Instructions for the task ▸ Give an exact copy of every line, leaving images out.

Given data ▸
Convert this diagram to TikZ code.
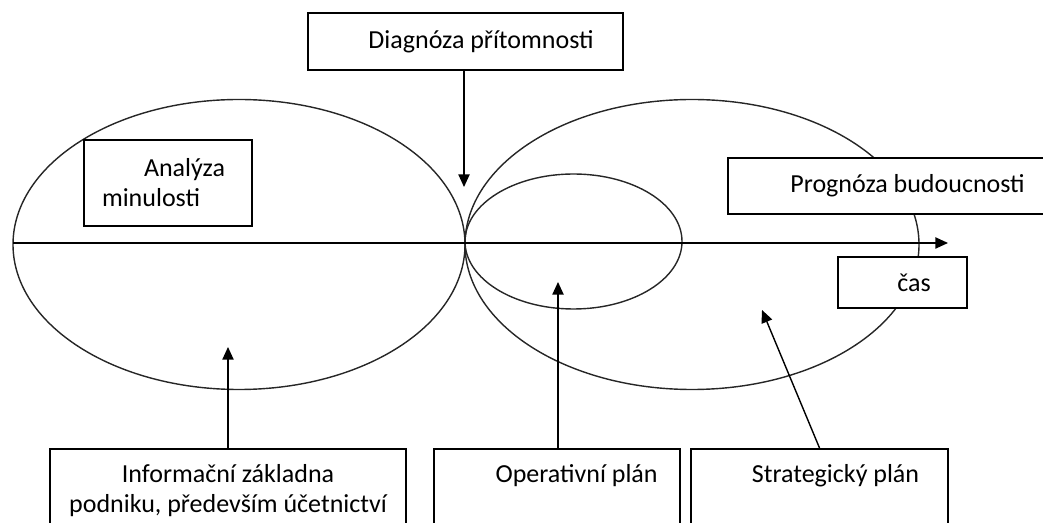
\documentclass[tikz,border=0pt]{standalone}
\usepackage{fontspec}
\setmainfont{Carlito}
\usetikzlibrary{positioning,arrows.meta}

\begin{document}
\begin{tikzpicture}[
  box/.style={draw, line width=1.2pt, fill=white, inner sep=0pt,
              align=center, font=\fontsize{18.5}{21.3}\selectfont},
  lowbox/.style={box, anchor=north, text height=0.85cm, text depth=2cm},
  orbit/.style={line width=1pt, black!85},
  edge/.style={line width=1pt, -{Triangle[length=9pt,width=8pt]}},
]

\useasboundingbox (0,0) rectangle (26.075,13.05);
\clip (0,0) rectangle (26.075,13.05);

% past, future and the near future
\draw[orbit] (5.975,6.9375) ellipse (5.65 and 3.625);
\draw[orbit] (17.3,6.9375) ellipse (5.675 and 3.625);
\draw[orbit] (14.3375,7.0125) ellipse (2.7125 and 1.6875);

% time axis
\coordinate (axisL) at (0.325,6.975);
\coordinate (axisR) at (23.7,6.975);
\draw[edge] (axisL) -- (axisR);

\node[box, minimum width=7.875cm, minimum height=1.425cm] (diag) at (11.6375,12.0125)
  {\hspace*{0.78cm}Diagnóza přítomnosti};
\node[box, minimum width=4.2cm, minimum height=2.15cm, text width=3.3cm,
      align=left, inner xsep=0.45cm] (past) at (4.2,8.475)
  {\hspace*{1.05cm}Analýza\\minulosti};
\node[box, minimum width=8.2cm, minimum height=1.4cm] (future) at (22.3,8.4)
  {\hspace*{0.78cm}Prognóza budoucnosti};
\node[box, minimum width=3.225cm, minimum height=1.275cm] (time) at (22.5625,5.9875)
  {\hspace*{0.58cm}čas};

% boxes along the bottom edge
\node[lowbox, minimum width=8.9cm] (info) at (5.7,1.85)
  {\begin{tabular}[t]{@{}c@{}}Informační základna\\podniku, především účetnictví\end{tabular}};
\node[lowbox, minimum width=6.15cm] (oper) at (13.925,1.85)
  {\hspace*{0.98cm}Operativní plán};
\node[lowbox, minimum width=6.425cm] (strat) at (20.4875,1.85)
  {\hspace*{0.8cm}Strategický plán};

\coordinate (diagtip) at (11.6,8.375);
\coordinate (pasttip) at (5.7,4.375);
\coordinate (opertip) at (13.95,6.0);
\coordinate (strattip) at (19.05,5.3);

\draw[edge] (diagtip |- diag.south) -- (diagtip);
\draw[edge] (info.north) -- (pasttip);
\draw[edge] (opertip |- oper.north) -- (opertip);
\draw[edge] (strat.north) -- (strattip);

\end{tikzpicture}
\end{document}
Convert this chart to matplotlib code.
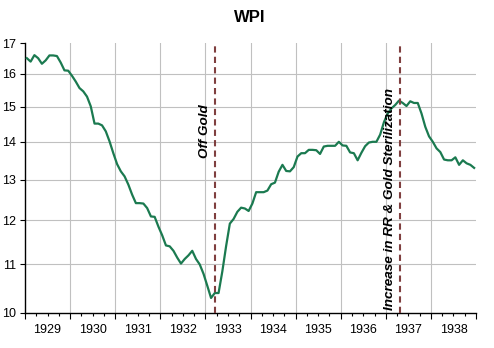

Answer to this problem ▸
Convert this diagram to TikZ code.
\documentclass[tikz,border=0pt]{standalone}
\usepackage{fontspec}
\setmainfont{Carlito}
\usetikzlibrary{positioning,arrows.meta}

\begin{document}
\begin{tikzpicture}[
  box/.style={draw, line width=1.2pt, fill=white, inner sep=0pt,
              align=center, font=\fontsize{18.5}{21.3}\selectfont},
  lowbox/.style={box, anchor=north, text height=0.85cm, text depth=2cm},
  orbit/.style={line width=1pt, black!85},
  edge/.style={line width=1pt, -{Triangle[length=9pt,width=8pt]}},
]

\useasboundingbox (0,0) rectangle (26.075,13.05);
\clip (0,0) rectangle (26.075,13.05);

% past, future and the near future
\draw[orbit] (5.975,6.9375) ellipse (5.65 and 3.625);
\draw[orbit] (17.3,6.9375) ellipse (5.675 and 3.625);
\draw[orbit] (14.3375,7.0125) ellipse (2.7125 and 1.6875);

% time axis
\coordinate (axisL) at (0.325,6.975);
\coordinate (axisR) at (23.7,6.975);
\draw[edge] (axisL) -- (axisR);

\node[box, minimum width=7.875cm, minimum height=1.425cm] (diag) at (11.6375,12.0125)
  {\hspace*{0.78cm}Diagnóza přítomnosti};
\node[box, minimum width=4.2cm, minimum height=2.15cm, text width=3.3cm,
      align=left, inner xsep=0.45cm] (past) at (4.2,8.475)
  {\hspace*{1.05cm}Analýza\\minulosti};
\node[box, minimum width=8.2cm, minimum height=1.4cm] (future) at (22.3,8.4)
  {\hspace*{0.78cm}Prognóza budoucnosti};
\node[box, minimum width=3.225cm, minimum height=1.275cm] (time) at (22.5625,5.9875)
  {\hspace*{0.58cm}čas};

% boxes along the bottom edge
\node[lowbox, minimum width=8.9cm] (info) at (5.7,1.85)
  {\begin{tabular}[t]{@{}c@{}}Informační základna\\podniku, především účetnictví\end{tabular}};
\node[lowbox, minimum width=6.15cm] (oper) at (13.925,1.85)
  {\hspace*{0.98cm}Operativní plán};
\node[lowbox, minimum width=6.425cm] (strat) at (20.4875,1.85)
  {\hspace*{0.8cm}Strategický plán};

\coordinate (diagtip) at (11.6,8.375);
\coordinate (pasttip) at (5.7,4.375);
\coordinate (opertip) at (13.95,6.0);
\coordinate (strattip) at (19.05,5.3);

\draw[edge] (diagtip |- diag.south) -- (diagtip);
\draw[edge] (info.north) -- (pasttip);
\draw[edge] (opertip |- oper.north) -- (opertip);
\draw[edge] (strat.north) -- (strattip);

\end{tikzpicture}
\end{document}
Convert this chart to matplotlib code.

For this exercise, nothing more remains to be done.